**GIVEN TASK**
Your task is to retype the lines from the opening of the material through the line that includes "import pandas as pd". Do not copy the pictures.

***

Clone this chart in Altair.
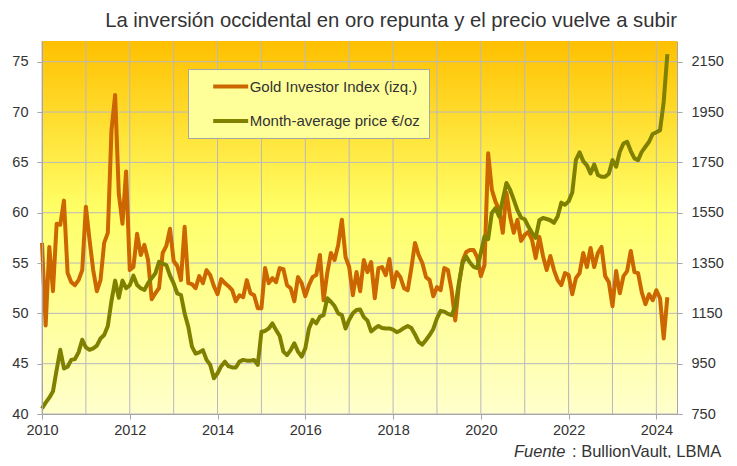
import altair as alt
import pandas as pd

# ---- data (monthly, Jan 2010 - Apr 2024) ----
start_year = 2010
gii = [
    57.0, 48.8, 56.6, 52.2, 58.9, 58.8, 61.2, 54.0, 53.1, 52.8, 53.3, 54.3,  # 2010
    60.6, 57.3, 54.3, 52.2, 53.3, 57.0, 58.0, 68.2, 71.7, 61.9, 58.9, 64.1,  # 2011
    54.3, 54.6, 57.9, 55.8, 56.8, 55.3, 51.4, 52.0, 52.5, 56.0, 56.7, 58.4,  # 2012
    55.2, 54.7, 53.3, 58.6, 53.0, 52.9, 52.5, 53.7, 53.0, 54.3, 53.8, 52.7,  # 2013
    51.9, 53.4, 53.0, 52.7, 52.3, 51.2, 51.8, 51.6, 53.3, 52.0, 51.8, 50.5,  # 2014
    50.5, 54.5, 53.0, 53.5, 53.1, 54.5, 54.4, 52.8, 52.5, 51.2, 53.6, 53.0,  # 2015
    51.7, 52.8, 53.6, 53.8, 55.8, 51.3, 54.0, 56.0, 55.3, 56.8, 59.3, 55.6,  # 2016
    54.6, 51.8, 54.1, 52.2, 55.3, 54.1, 55.1, 51.5, 54.5, 54.6, 53.8, 55.4,  # 2017
    52.6, 54.1, 53.6, 52.5, 52.3, 54.5, 57.0, 55.8, 55.0, 53.6, 53.3, 51.7,  # 2018
    52.6, 52.3, 54.5, 54.3, 52.3, 49.3, 52.8, 55.2, 56.1, 56.3, 56.3, 55.6,  # 2019
    53.7, 54.8, 65.9, 62.3, 61.1, 60.3, 58.0, 62.0, 59.6, 58.0, 59.3, 57.2,  # 2020
    57.8, 58.1, 57.3, 55.5, 57.6, 55.7, 54.3, 55.7, 54.3, 53.3, 52.8, 54.0,  # 2021
    53.8, 51.9, 53.5, 54.0, 56.0, 54.6, 56.5, 54.6, 56.0, 56.6, 53.7, 53.1,  # 2022
    50.7, 54.2, 52.0, 53.7, 54.2, 56.2, 54.1, 54.0, 52.1, 50.9, 51.9, 51.3,  # 2023
    52.3, 51.5, 47.5, 51.6,                                                  # 2024
]
price = [
    772, 795, 815, 840, 925, 1005, 931, 938, 965, 968, 995, 1045,            # 2010
    1015, 1005, 1011, 1022, 1050, 1064, 1100, 1200, 1280, 1212, 1280, 1250,  # 2011
    1262, 1300, 1263, 1250, 1243, 1270, 1290, 1309, 1355, 1348, 1342, 1300,  # 2012
    1269, 1229, 1223, 1150, 1097, 1018, 990, 995, 1004, 965, 945, 892,       # 2013
    912, 940, 958, 940, 935, 935, 958, 965, 962, 962, 965, 945,              # 2014
    1077, 1080, 1090, 1110, 1084, 1060, 998, 984, 1004, 1031, 998, 978,      # 2015
    1011, 1090, 1124, 1110, 1137, 1143, 1210, 1196, 1179, 1150, 1143, 1090,  # 2016
    1125, 1150, 1163, 1165, 1135, 1121, 1078, 1090, 1100, 1092, 1090, 1090,  # 2017
    1085, 1075, 1082, 1092, 1100, 1092, 1066, 1037, 1026, 1044, 1064, 1088,  # 2018
    1130, 1160, 1157, 1148, 1143, 1176, 1270, 1350, 1376, 1352, 1335, 1330,  # 2019
    1390, 1456, 1445, 1549, 1568, 1535, 1602, 1668, 1641, 1602, 1560, 1530,  # 2020
    1524, 1495, 1470, 1450, 1520, 1529, 1525, 1520, 1510, 1535, 1590, 1582,  # 2021
    1595, 1630, 1760, 1790, 1755, 1738, 1706, 1742, 1700, 1693, 1693, 1705,  # 2022
    1759, 1733, 1792, 1825, 1832, 1795, 1766, 1759, 1792, 1812, 1832, 1863,  # 2023
    1870, 1878, 1990, 2180,                                                  # 2024
]
gii_label = "Gold Investor Index (izq.)"
price_label = "Month-average price €/oz"
series_names = [gii_label, price_label]
series_colors = ["#CC6600", "#808000"]
left_ticks = [40, 45, 50, 55, 60, 65, 70, 75]
right_ticks = [750, 950, 1150, 1350, 1550, 1750, 1950, 2150]
year_ticks = list(range(2010, 2025))
title_text = "La inversión occidental en oro repunta y el precio vuelve a subir"

t = [start_year + i / 12 for i in range(len(gii))]
df_gii = pd.DataFrame({"t": t, "v": gii, "serie": gii_label})
df_price = pd.DataFrame({"t": t[:len(price)], "v": price, "serie": price_label})
df_xgrid = pd.DataFrame({"t": year_ticks})
df_ygrid = pd.DataFrame({"v": left_ticks})

W, H = 635, 373
FONT = "Liberation Sans"
GRAY = "#A6A6A6"
GRID = "#B8B8C0"
TXT = "#333333"
LBL = 14.5
NBSP = "\u00a0"

x_scale = alt.Scale(domain=[2010, 2024.47], nice=False, zero=False)
left_scale = alt.Scale(domain=[40, 77.06], nice=False, zero=False)
right_scale = alt.Scale(domain=[750, 2232.4], nice=False, zero=False)

color = alt.Color(
    "serie:N",
    scale=alt.Scale(domain=series_names, range=series_colors),
    legend=alt.Legend(
        title=None, orient="none", legendX=146, legendY=28,
        fillColor="#FFFF99", strokeColor=GRAY, padding=8.5,
        symbolType="M-2.5,0L2.5,0", symbolSize=196, symbolStrokeWidth=4,
        symbolOffset=25.2, labelOffset=10, rowPadding=17.5, labelLimit=400,
        labelFontSize=15, labelFont=FONT, labelColor=TXT,
        labelExpr="datum.label + '" + NBSP * 3 + "'",
    ),
)

x_axis = alt.Axis(
    values=year_ticks, title=None, grid=False, zindex=1, labelFlush=False,
    labelExpr="datum.value % 2 == 0 ? format(datum.value, 'd') : ''",
    tickColor={"condition": {"test": "datum.value % 2 == 1", "value": "transparent"}, "value": GRAY},
    labelPadding=4, labelFont=FONT, labelFontSize=LBL, labelColor=TXT,
    domainColor=GRAY, tickSize=5,
)
x = alt.X("t:Q", scale=x_scale, axis=x_axis)

gradient = alt.LinearGradient(
    gradient="linear", x1=0, x2=0, y1=0, y2=1,
    stops=[alt.GradientStop(offset=0, color="#FFC000"),
           alt.GradientStop(offset=0.45, color="#FFFF66"),
           alt.GradientStop(offset=1, color="#FFFFCC")],
)
one = pd.DataFrame({"a": [1]})
bg = alt.Chart(one).mark_rect(fill=gradient, strokeWidth=0).encode(
    x=alt.value(0), x2=alt.value(W), y=alt.value(0), y2=alt.value(H))

xgrid = alt.Chart(df_xgrid).mark_rule(color=GRID, strokeWidth=1).encode(x=x)
ygrid = alt.Chart(df_ygrid).mark_rule(color=GRID, strokeWidth=1).encode(
    y=alt.Y("v:Q", scale=left_scale, axis=None))

line_gii = alt.Chart(df_gii).mark_line(strokeWidth=4, strokeJoin="round").encode(
    x=x,
    y=alt.Y("v:Q", scale=left_scale,
            axis=alt.Axis(orient="left", values=left_ticks, title=None, grid=False, format="d",
                          labelPadding=9, zindex=1, labelFont=FONT, labelFontSize=LBL,
                          labelColor=TXT, domainColor=GRAY, tickColor=GRAY, tickSize=5)),
    color=color,
)
line_price = alt.Chart(df_price).mark_line(strokeWidth=4, strokeJoin="round").encode(
    x=x,
    y=alt.Y("v:Q", scale=right_scale,
            axis=alt.Axis(orient="right", values=right_ticks, title=None, grid=False, format="d",
                          labelPadding=9, zindex=1, labelFont=FONT, labelFontSize=LBL,
                          labelColor=TXT, domainColor=GRAY, tickColor=GRAY, tickSize=5)),
    color=color,
)

src1 = alt.Chart(one).mark_text(text="Fuente", align="left", baseline="alphabetic", font=FONT,
                                fontSize=16.5, fontStyle="italic", color=TXT).encode(
    x=alt.value(472), y=alt.value(415.5))
src2 = alt.Chart(one).mark_text(text=": BullionVault, LBMA", align="left", baseline="alphabetic", font=FONT,
                                fontSize=16.5, color=TXT).encode(
    x=alt.value(530), y=alt.value(415.5))

chart = alt.layer(bg, xgrid, ygrid, line_gii, line_price, src1, src2).resolve_scale(
    y="independent"
).properties(
    width=W, height=H,
    background="white",
    autosize=alt.AutoSizeParams(type="none"),
    padding={"left": 34, "top": 33, "right": 52, "bottom": 44},
    title=alt.TitleParams(title_text, anchor="end", frame="group", font=FONT, fontSize=20.25,
                          fontWeight="normal", color=TXT, offset=9),
).configure_view(
    strokeWidth=0,
)

chart.save("out.html", embed_options={"renderer": "svg", "actions": False})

***

**TASK ANSWER**
Clone this chart in Altair.
import altair as alt
import pandas as pd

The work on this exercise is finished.